To start with the basics, what is weight? Colloquially we use the terms 'mass' and 'weight' interchangeably. The amount of matter in an object. But, actually mass is the amount of matter in an object and weight is the amount of force with which an object is attracted towards the centre of the Earth ( could be any planet/moon, Earth in our discussion) , and is measured using a spring balance. That said, when we walk, or run or jog for that matter, do you feel any force pulling you down? No. Gravity force cannot be felt. Isn't it? If that's the case, why do you experience soreness when you sit for a long time? What is that pressure that is felt?
The force that acts in the upward direction when you sit is the contact force offered by the chair. Contact force is the force that occurs when two objects are in contact. Gravity on the other hand is not a contact force. Two objects needn't be in contact for Gravity to act. When we sit in our chair, the net force acting on us is zero, so the gravity force must equal the upward contact force. Gravity is not felt, so the force we feel is the contact force equal to our weight. Similar is the case when we stand on the weighing machine. The weighing machine measures the contact force, which is equal to our weight.

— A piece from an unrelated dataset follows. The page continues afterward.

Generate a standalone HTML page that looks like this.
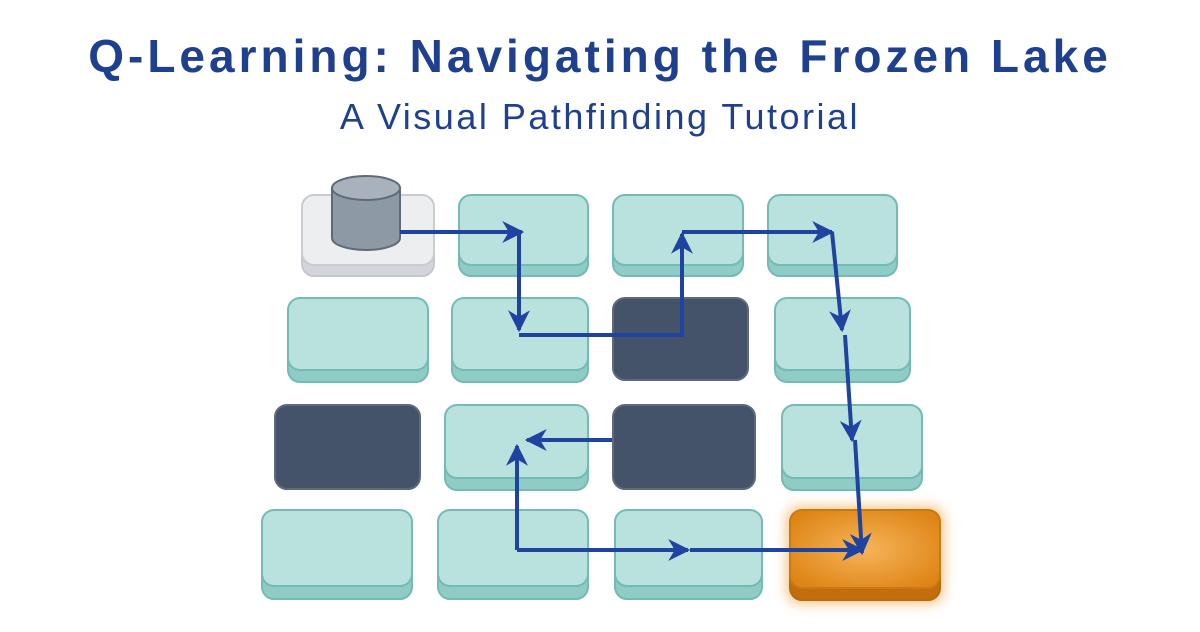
<!DOCTYPE html>
<html><head><meta charset="utf-8"><style>
body{margin:0;width:1200px;height:627px;background:#fff;overflow:hidden;font-family:"Liberation Sans",sans-serif}
</style></head><body>
<svg width="1200" height="627" viewBox="0 0 1200 627" xmlns="http://www.w3.org/2000/svg">
<defs>
<radialGradient id="og" cx="0.5" cy="0.5" r="0.6"><stop offset="0" stop-color="#f6b45a"/><stop offset="1" stop-color="#de8516"/></radialGradient>
<marker id="ah" viewBox="0 0 10 10" refX="9" refY="5" markerWidth="5.5" markerHeight="5.5" orient="auto-start-reverse" markerUnits="strokeWidth"><path d="M0,0 L10,5 L0,10 L3,5 z" fill="#1f43a0"/></marker>
<filter id="glow" x="-30%" y="-30%" width="160%" height="160%"><feGaussianBlur stdDeviation="6"/></filter>
</defs>
<text x="600" y="72" text-anchor="middle" font-size="46" font-weight="bold" letter-spacing="4" fill="#1f3f8f">Q-Learning: Navigating the Frozen Lake</text>
<text x="600" y="129" text-anchor="middle" font-size="36" letter-spacing="2.5" fill="#1f3f8f">A Visual Pathfinding Tutorial</text>
<g stroke-width="2">
<rect x="302" y="200" width="132" height="76" rx="12" fill="#d2d6da" stroke="#c4c8cc"/>
<rect x="302" y="195" width="132" height="70" rx="12" fill="#eceef0" stroke="#c8ccd0"/>
<rect x="459" y="200" width="129" height="76" rx="12" fill="#8fccc6" stroke="#73bbb4"/>
<rect x="459" y="195" width="129" height="70" rx="12" fill="#b9e1de" stroke="#73bbb4"/>
<rect x="613" y="200" width="130" height="76" rx="12" fill="#8fccc6" stroke="#73bbb4"/>
<rect x="613" y="195" width="130" height="70" rx="12" fill="#b9e1de" stroke="#73bbb4"/>
<rect x="768" y="200" width="129" height="76" rx="12" fill="#8fccc6" stroke="#73bbb4"/>
<rect x="768" y="195" width="129" height="70" rx="12" fill="#b9e1de" stroke="#73bbb4"/>
<rect x="288" y="304" width="140" height="78" rx="12" fill="#8fccc6" stroke="#73bbb4"/>
<rect x="288" y="298" width="140" height="72" rx="12" fill="#b9e1de" stroke="#73bbb4"/>
<rect x="452" y="304" width="136" height="78" rx="12" fill="#8fccc6" stroke="#73bbb4"/>
<rect x="452" y="298" width="136" height="72" rx="12" fill="#b9e1de" stroke="#73bbb4"/>
<rect x="613" y="298" width="135" height="82" rx="12" fill="#44536a" stroke="#5c6a7e"/>
<rect x="775" y="304" width="135" height="78" rx="12" fill="#8fccc6" stroke="#73bbb4"/>
<rect x="775" y="298" width="135" height="72" rx="12" fill="#b9e1de" stroke="#73bbb4"/>
<rect x="275" y="405" width="145" height="84" rx="12" fill="#44536a" stroke="#5c6a7e"/>
<rect x="445" y="411" width="143" height="79" rx="12" fill="#8fccc6" stroke="#73bbb4"/>
<rect x="445" y="405" width="143" height="73" rx="12" fill="#b9e1de" stroke="#73bbb4"/>
<rect x="613" y="405" width="142" height="84" rx="12" fill="#44536a" stroke="#5c6a7e"/>
<rect x="782" y="411" width="140" height="79" rx="12" fill="#8fccc6" stroke="#73bbb4"/>
<rect x="782" y="405" width="140" height="73" rx="12" fill="#b9e1de" stroke="#73bbb4"/>
<rect x="262" y="517" width="150" height="82" rx="12" fill="#8fccc6" stroke="#73bbb4"/>
<rect x="262" y="510" width="150" height="76" rx="12" fill="#b9e1de" stroke="#73bbb4"/>
<rect x="438" y="517" width="150" height="82" rx="12" fill="#8fccc6" stroke="#73bbb4"/>
<rect x="438" y="510" width="150" height="76" rx="12" fill="#b9e1de" stroke="#73bbb4"/>
<rect x="615" y="517" width="147" height="82" rx="12" fill="#8fccc6" stroke="#73bbb4"/>
<rect x="615" y="510" width="147" height="76" rx="12" fill="#b9e1de" stroke="#73bbb4"/>
<rect x="786" y="506" width="158" height="98" rx="14" fill="#f6c68a" filter="url(#glow)" stroke="none"/>
<rect x="790" y="515" width="150" height="85" rx="12" fill="#c46d0c" stroke="#b86a10"/>
<rect x="790" y="510" width="150" height="78" rx="12" fill="url(#og)" stroke="#c9790f"/>
</g>
<path d="M332,188 L332,238 A34,12 0 0 0 400,238 L400,188 Z" fill="#8e99a6" stroke="#5f6b78" stroke-width="2"/>
<ellipse cx="366" cy="188" rx="34" ry="12" fill="#a9b2bc" stroke="#5f6b78" stroke-width="2"/>
<g stroke="#1f43a0" stroke-width="4" fill="none">
<path d="M400,232 L522,232" marker-end="url(#ah)"/>
<path d="M519,232 L519,330" marker-end="url(#ah)"/>
<path d="M519,335 L682,335 L682,234" marker-end="url(#ah)"/>
<path d="M682,232 L832,232" marker-end="url(#ah)"/>
<path d="M832,232 L842,330" marker-end="url(#ah)"/>
<path d="M845,335 L852,440" marker-end="url(#ah)"/>
<path d="M855,440 L862,553" marker-end="url(#ah)"/>
<path d="M612,440 L527,440" marker-end="url(#ah)"/>
<path d="M517,550 L517,446" marker-end="url(#ah)"/>
<path d="M517,550 L688,550" marker-end="url(#ah)"/>
<path d="M690,550 L862,550" marker-end="url(#ah)"/>
</g>
</svg>
</body></html>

Think about this, what if the contact force turns out to be zero. The weighing machine would actually read zero!!?! And we might not feel our weight. Right? Maybe we get the floating-in-the-air feeling? That's good. Now how to make the contact force read zero? Maybe if the chair was falling? Free falling? Then it won't be stable enough to give the contact force. Contact force zero. The person sitting on it will feel weightless!! Ooh la la.
To understand this further, take a paper cup. Punch two holes towards the bottom. One on either side. Fill it with water. Notice water leaking out from either sides. Now drop the glass. How does the water behave? Watch the video from here to learn. Water was momentarily weightless.
Same is the case with a free falling elevator. Elevator whose cable has just snapped and while it's free falling, the unfortunate person or object inside would experience floating and weightlessness.
One another instance is skydiving. When the skydiver jumps from the plane, nothing to give him his contact force. Hence, he feels like he/she is floating. The familiar stomach in your mouth feeling. After a while, the drag force keeps increasing and the skydiver reaches the terminal velocity. In which case, the net force on him being zero, he feels his weight. Just like he were lying down on his bed or sitting in his chair. Then the parachute, sudden increase in drag force, the skydiver feels heavy, momentarily. Finally he reaches a lower terminal velocity and glides down safe.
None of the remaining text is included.